Pfizer Worker Photographed Protesters at Harvard
Duff Wilson
March 2, 2009
Harvard Medical School’s rules say that students on campus are supposed to be off-limits to drug company representatives.
That is why David Tian, a first-year Harvard medical student, said he found it “strange and off-putting” last fall when a man who identified himself as a Pfizer employee took a cellphone photo of students as they demonstrated against pharmaceutical industry influence on campus. “We could only assume he intended to share this with his company,” Mr. Tian said.
The students did not get the man’s name, but they took his picture.
Asked about the mysterious Pfizer man on campus and shown his picture, a company spokesman said he had recently contacted the employee and concluded that he had done nothing wrong. Declining to name him, the spokesman, Ray Kerins, said the employee had photographed the students for personal use.
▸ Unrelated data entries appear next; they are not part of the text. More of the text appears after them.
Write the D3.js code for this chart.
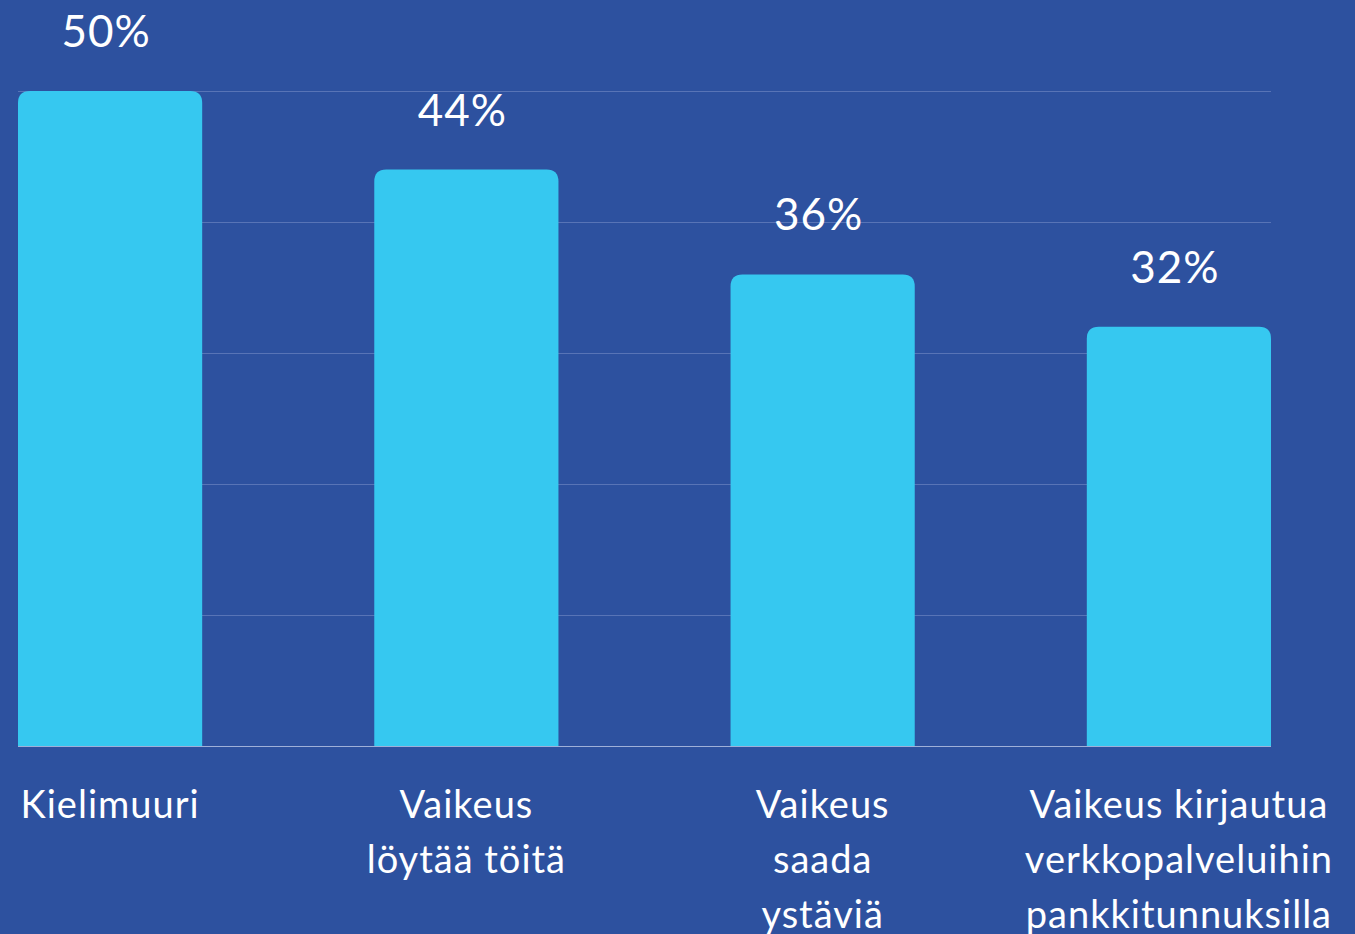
<!DOCTYPE html>
<html>
<head>
<meta charset="utf-8">
<script src="https://cdn.jsdelivr.net/npm/d3@7"></script>
<style>
  html, body { margin: 0; padding: 0; background: #2d519f; }
  svg { display: block; }
</style>
</head>
<body>
<div id="chart"></div>
<script>
// Chart data
const CATEGORIES = ["Kielimuuri", "Vaikeus löytää töitä", "Vaikeus saada ystäviä",
                    "Vaikeus kirjautua verkkopalveluihin pankkitunnuksilla"];
// category labels split into lines as in the picture
const CATEGORY_LINES = [["Kielimuuri"], ["Vaikeus", "löytää töitä"], ["Vaikeus", "saada", "ystäviä"],
                        ["Vaikeus kirjautua", "verkkopalveluihin", "pankkitunnuksilla"]];
const VALUES = [50, 44, 36, 32];
const GRID_TICKS = [10, 20, 30, 40, 50];

// Frame size
const FRAME_WIDTH = 1355;
const FRAME_HEIGHT = 934;
const MARGINS = {left: 18, right: 84, top: 91, bottom: 188};

const VIS_WIDTH = FRAME_WIDTH - MARGINS.left - MARGINS.right;
const VIS_HEIGHT = FRAME_HEIGHT - MARGINS.top - MARGINS.bottom;

const FONT = "Lato, 'Open Sans', sans-serif";

const FRAME = d3.select("#chart")
                .append("svg")
                  .attr("width", FRAME_WIDTH)
                  .attr("height", FRAME_HEIGHT);

// Scales
const X_SCALE = d3.scaleBand()
                  .domain(CATEGORIES)
                  .range([MARGINS.left, MARGINS.left + VIS_WIDTH])
                  .paddingInner(0.483)
                  .paddingOuter(0);

const Y_SCALE = d3.scaleLinear()
                  .domain([0, 50])
                  .range([MARGINS.top + VIS_HEIGHT, MARGINS.top]);

// Grid lines behind the bars
FRAME.selectAll(".grid")
    .data(GRID_TICKS)
    .enter()
    .append("line")
      .attr("x1", MARGINS.left)
      .attr("x2", MARGINS.left + VIS_WIDTH)
      .attr("y1", (d) => Y_SCALE(d) + 0.5)
      .attr("y2", (d) => Y_SCALE(d) + 0.5)
      .attr("stroke", "#5874b6")
      .attr("stroke-width", 1);

// Bars with rounded top corners
function bar_path(x, y, w, h, r) {
    return "M" + x + "," + (y + h) +
           "V" + (y + r) +
           "Q" + x + "," + y + " " + (x + r) + "," + y +
           "H" + (x + w - r) +
           "Q" + (x + w) + "," + y + " " + (x + w) + "," + (y + r) +
           "V" + (y + h) + "Z";
}

const data = CATEGORIES.map((c, i) => ({cat: c, value: VALUES[i], lines: CATEGORY_LINES[i]}));

FRAME.selectAll(".bar")
    .data(data)
    .enter()
    .append("path")
      .attr("class", "bar")
      .attr("d", (d) => bar_path(X_SCALE(d.cat), Y_SCALE(d.value), X_SCALE.bandwidth(),
                                 Y_SCALE(0) - Y_SCALE(d.value), 12))
      .attr("fill", "#36c8f0");

// Baseline
FRAME.append("line")
    .attr("x1", MARGINS.left)
    .attr("x2", MARGINS.left + VIS_WIDTH)
    .attr("y1", Y_SCALE(0) + 0.5)
    .attr("y2", Y_SCALE(0) + 0.5)
    .attr("stroke", "#9fb0d8")
    .attr("stroke-width", 1.2);

// Value labels
FRAME.selectAll(".value")
    .data(data)
    .enter()
    .append("text")
      .attr("x", (d) => X_SCALE(d.cat) + X_SCALE.bandwidth() / 2 - 4)
      .attr("y", (d) => Y_SCALE(d.value) - 44)
      .attr("text-anchor", "middle")
      .attr("fill", "#ffffff")
      .style("font-family", FONT)
      .style("font-size", "44px")
      .style("letter-spacing", "1px")
      .text((d) => d.value + "%");

// Category labels, several lines each
const cat_labels = FRAME.selectAll(".cat")
    .data(data)
    .enter()
    .append("text")
      .attr("text-anchor", "middle")
      .attr("fill", "#ffffff")
      .style("font-family", FONT)
      .style("font-size", "38px")
      .style("letter-spacing", "1px");

cat_labels.selectAll("tspan")
    .data((d) => d.lines.map((l) => ({line: l, cat: d.cat})))
    .enter()
    .append("tspan")
      .attr("x", (d) => X_SCALE(d.cat) + X_SCALE.bandwidth() / 2)
      .attr("y", (d, i) => Y_SCALE(0) + 72 + i * 55)
      .text((d) => d.line);
</script>
</body>
</html>
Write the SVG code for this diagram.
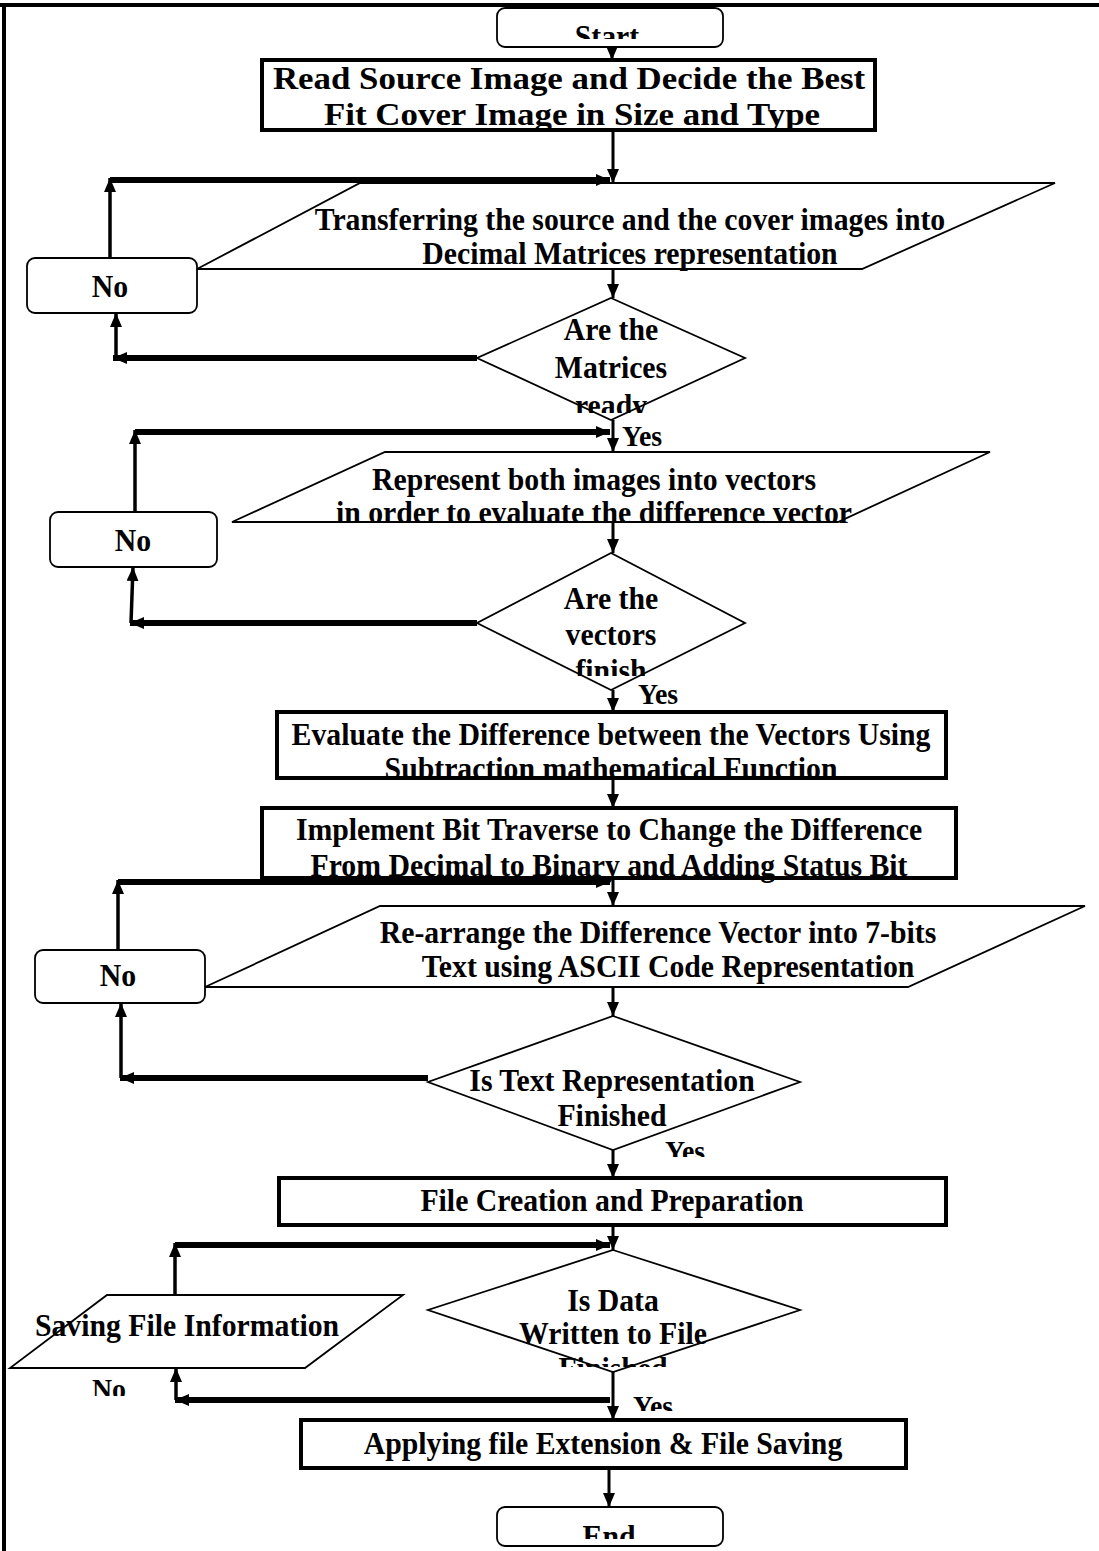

Mr. Kerins preferred to talk about Pfizer’s support of the medical school, which, according to Harvard officials, includes private payments to at least 149 faculty members, corporate donations of $350,000 to the school last year, $234,000 for continuing medical education classes, and two Pfizer-financed research projects on campus.
“We’ve got top-class collaboration in place with leading medical institutions around the world, and we’re very proud of them,” Mr. Kerins said.
Whatever the unidentified Pfizer representative was up to, Mr. Tian and other students said they saw him again two weeks after the campus protest, at a public lecture on campus about conflicts of interest in medical research.
Drug industry employees are “all over the place,” the lecturer, Dr. Catherine D. DeAngelis, the editor of the Journal of the American Medical Association, said last week. “It’s a free country,” she said. “I’m not hiding anything. Maybe they’ll even listen to what I say and think about what they’re doing.”